**** DATASET CONTENT ****
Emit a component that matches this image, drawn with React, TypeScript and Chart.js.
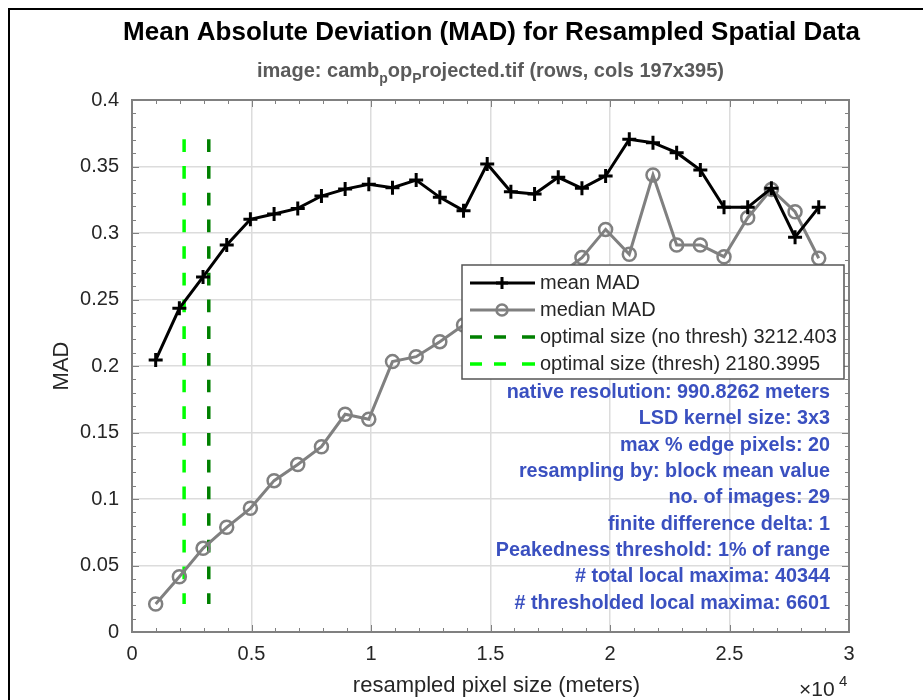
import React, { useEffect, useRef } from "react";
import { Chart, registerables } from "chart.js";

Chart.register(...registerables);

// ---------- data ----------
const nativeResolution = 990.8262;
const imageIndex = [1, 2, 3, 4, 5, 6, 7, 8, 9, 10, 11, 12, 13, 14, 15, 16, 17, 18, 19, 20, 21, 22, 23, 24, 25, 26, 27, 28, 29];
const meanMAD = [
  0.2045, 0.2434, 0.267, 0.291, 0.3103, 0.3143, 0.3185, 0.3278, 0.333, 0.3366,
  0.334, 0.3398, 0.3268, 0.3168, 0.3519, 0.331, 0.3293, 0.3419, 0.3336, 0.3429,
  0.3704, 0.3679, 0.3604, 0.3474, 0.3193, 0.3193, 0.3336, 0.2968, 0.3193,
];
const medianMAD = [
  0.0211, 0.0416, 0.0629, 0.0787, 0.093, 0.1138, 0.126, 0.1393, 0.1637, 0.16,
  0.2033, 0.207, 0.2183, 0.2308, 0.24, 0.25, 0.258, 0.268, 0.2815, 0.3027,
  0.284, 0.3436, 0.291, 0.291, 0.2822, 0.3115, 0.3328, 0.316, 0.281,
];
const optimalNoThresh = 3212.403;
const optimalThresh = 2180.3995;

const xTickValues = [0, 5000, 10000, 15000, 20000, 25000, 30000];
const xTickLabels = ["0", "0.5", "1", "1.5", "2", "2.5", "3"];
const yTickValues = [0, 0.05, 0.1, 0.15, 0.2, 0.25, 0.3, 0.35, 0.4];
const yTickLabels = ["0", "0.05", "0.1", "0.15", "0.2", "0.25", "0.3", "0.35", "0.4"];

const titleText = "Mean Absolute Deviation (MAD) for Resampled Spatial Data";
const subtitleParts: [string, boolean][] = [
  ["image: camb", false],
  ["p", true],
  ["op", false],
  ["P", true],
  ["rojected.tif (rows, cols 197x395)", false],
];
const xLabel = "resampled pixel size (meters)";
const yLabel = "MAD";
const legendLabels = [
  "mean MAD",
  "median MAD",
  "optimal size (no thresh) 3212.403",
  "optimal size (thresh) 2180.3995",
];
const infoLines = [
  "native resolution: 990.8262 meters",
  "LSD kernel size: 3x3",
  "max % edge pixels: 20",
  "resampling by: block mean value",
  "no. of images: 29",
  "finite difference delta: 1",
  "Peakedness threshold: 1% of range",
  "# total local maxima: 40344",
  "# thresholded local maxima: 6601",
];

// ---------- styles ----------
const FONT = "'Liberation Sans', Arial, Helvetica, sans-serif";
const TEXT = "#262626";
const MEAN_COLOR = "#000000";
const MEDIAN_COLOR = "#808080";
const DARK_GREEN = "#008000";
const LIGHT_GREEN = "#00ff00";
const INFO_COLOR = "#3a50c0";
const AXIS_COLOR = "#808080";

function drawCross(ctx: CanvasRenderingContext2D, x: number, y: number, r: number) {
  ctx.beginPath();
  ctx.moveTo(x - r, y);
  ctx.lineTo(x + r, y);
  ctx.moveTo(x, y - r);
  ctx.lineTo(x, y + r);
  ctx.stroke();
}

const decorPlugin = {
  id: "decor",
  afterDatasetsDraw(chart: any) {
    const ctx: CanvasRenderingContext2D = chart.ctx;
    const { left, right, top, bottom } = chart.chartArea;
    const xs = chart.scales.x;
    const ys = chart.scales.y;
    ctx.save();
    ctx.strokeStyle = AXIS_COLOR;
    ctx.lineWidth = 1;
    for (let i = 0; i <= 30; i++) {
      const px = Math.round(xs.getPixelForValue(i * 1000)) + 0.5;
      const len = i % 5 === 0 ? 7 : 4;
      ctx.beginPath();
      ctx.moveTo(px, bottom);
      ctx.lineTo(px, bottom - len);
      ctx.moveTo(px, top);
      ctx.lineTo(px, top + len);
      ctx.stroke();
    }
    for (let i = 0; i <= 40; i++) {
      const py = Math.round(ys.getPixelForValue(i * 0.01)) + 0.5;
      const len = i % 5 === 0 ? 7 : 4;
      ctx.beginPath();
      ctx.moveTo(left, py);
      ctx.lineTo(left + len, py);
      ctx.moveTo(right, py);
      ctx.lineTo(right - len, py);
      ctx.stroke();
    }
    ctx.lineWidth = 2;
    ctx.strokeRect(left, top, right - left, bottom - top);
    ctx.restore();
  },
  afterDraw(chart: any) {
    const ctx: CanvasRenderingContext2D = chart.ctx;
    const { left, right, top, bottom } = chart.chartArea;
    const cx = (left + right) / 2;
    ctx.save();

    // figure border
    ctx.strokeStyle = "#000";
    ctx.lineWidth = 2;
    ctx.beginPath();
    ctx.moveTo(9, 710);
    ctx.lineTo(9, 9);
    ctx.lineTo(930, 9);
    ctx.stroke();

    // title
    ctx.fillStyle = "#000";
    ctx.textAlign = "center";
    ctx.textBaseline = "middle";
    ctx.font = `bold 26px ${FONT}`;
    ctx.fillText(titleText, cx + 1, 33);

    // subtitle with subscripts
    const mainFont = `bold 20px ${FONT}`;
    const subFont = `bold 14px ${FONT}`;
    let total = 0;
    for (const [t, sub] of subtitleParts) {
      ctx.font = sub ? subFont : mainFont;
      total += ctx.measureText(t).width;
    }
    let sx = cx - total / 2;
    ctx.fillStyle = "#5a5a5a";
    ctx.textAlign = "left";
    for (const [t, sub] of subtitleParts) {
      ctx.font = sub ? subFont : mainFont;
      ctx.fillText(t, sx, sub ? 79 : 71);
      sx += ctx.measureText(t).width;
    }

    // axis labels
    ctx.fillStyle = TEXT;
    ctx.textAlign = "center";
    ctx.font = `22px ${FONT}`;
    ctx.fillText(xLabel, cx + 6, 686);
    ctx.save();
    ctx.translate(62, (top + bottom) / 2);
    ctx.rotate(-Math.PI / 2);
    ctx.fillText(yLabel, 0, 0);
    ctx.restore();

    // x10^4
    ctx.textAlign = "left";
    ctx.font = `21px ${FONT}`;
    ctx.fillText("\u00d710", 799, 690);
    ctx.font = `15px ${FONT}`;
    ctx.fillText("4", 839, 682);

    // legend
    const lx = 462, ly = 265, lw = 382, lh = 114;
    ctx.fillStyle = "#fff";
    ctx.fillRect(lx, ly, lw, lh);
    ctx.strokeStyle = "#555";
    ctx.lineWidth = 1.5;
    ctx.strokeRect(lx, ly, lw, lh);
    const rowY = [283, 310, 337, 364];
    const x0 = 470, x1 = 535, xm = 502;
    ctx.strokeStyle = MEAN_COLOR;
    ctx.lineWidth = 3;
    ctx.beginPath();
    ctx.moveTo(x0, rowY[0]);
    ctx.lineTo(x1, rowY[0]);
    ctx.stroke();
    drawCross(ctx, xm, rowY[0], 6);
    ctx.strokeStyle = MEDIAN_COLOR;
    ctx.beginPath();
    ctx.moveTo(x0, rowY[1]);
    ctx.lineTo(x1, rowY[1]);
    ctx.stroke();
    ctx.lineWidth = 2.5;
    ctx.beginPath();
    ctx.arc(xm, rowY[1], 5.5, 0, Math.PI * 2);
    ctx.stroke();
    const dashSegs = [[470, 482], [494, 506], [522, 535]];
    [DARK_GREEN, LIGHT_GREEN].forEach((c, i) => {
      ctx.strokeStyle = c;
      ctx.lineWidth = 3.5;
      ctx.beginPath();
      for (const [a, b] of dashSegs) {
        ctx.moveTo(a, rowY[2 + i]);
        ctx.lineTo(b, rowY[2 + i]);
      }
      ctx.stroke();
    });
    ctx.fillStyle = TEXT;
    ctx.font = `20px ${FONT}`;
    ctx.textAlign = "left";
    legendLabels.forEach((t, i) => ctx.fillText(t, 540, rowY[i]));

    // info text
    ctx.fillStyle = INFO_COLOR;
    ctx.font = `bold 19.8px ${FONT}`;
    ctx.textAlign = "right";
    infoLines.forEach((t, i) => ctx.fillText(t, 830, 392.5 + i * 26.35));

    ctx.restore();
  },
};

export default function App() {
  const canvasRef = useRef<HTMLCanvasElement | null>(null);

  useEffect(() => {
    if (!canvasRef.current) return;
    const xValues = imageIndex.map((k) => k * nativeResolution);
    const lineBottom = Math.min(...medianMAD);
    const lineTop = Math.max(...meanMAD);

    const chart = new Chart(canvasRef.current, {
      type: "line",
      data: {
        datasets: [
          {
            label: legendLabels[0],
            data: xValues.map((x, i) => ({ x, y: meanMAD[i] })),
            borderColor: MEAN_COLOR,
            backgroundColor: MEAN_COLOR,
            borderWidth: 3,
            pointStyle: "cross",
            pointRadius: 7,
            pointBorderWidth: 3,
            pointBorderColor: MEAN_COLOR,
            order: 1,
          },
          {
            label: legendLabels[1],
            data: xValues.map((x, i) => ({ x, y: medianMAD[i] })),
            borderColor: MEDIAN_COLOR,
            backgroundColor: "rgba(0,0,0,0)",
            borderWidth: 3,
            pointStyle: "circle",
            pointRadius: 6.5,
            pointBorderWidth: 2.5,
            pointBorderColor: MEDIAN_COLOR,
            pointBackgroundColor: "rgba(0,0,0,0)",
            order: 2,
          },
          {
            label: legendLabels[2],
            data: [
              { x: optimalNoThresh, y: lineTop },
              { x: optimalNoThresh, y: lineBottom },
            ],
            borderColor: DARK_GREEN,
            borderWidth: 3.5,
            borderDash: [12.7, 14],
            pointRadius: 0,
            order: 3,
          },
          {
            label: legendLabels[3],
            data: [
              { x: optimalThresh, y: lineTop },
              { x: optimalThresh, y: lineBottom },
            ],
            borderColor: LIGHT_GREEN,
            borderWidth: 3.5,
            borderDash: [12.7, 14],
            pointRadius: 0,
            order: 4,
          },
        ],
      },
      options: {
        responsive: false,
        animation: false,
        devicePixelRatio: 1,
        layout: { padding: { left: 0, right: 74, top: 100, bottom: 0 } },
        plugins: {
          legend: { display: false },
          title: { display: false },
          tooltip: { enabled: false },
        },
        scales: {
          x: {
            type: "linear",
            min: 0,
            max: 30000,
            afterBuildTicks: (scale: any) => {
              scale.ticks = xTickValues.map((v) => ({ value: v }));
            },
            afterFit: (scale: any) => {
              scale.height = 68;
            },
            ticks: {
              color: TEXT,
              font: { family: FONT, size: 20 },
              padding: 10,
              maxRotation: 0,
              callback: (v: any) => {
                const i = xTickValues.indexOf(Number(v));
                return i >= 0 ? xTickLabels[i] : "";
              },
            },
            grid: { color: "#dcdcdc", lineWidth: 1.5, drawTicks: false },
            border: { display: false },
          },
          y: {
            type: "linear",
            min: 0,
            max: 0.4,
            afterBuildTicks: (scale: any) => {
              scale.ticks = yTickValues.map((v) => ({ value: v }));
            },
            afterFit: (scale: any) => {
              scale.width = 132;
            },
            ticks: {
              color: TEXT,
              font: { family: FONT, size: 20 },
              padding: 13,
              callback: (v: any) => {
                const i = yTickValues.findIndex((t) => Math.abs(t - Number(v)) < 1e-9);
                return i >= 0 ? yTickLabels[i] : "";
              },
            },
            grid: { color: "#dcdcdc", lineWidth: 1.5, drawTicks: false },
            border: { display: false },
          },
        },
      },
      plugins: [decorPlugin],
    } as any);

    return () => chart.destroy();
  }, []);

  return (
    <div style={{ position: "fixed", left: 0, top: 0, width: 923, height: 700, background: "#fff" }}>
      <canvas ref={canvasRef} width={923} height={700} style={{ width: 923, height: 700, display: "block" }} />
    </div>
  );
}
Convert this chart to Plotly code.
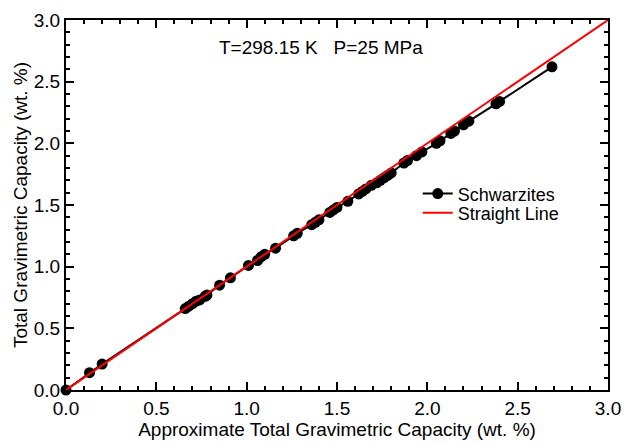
****
» **WHAT TO DO**:
Please reproduce the listing exactly from its opening line through the line that contains "Chart.register(...registerables);", both included, with all pictures omitted.

» **TASK OUTPUT**:
Emit a component that matches this image, drawn with React, TypeScript and Chart.js.
import React, { useEffect, useRef } from "react";
import { Chart, registerables } from "chart.js";

Chart.register(...registerables);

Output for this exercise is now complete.